Perihal dikotomi kota-desa ini, film Indonesia—atau setidaknya yang beredar di bioskop—sering berpijak pada perspektif yang teramat urban. Warga desa sering dianggap sebagai liyan yang menakutkan, yang punya sejarah kekerasan yang panjang dan beringas, atau sebagai makhluk lugu nan naif, yang moralitasnya terlalu sederhana untuk mencerna problem era modern. Mekah tidak sungkan dalam menegaskan keberpihakannya. Mereka yang biasa dianggap sebagai liyan itu dibingkai sebagai penggerak keseharian Ibu Kota, dan karena itu mereka lebih dari mampu untuk menyelesaikan masalah mereka dengan cara sendiri.
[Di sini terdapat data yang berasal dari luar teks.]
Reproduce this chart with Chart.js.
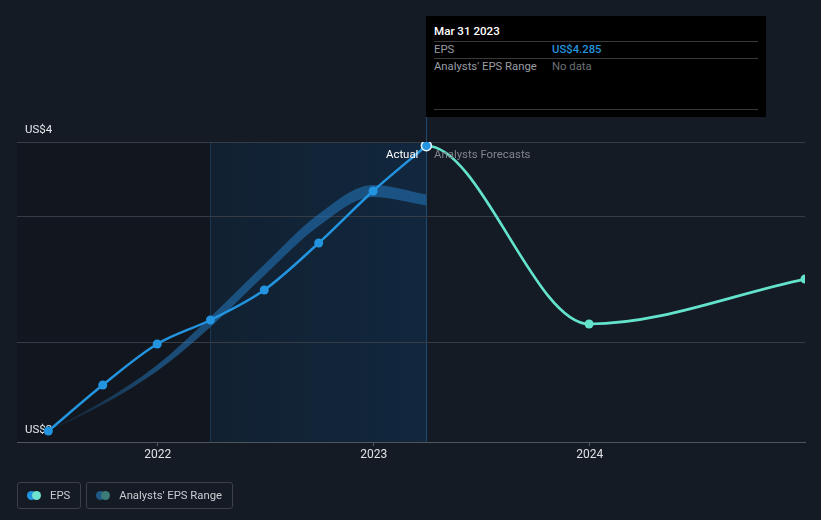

“Ini masalah pemerataan perspektif. Dulu di kampung ada anggapan kalau ada orang kami yang bisa kerja di Jakarta itu pasti banyak duitnya. Jakarta jadi standar, lah. Kenyataannya enggak sesederhana itu, kan,” tutur Jeihan. “Rasanya jadi naif kalau ada yang mendambakan Jakarta padahal kebutuhannya mungkin bukan di sana. Bagi beberapa orang, mungkin hidup di desa sebenarnya malah lebih mencukupi. Film-film saya selalu bercerita dari realitas di desa karena itu yang dekat dengan saya, dan saya selalu melihatnya sebagai dunia sendiri yang bisa berdiri secara mandiri.”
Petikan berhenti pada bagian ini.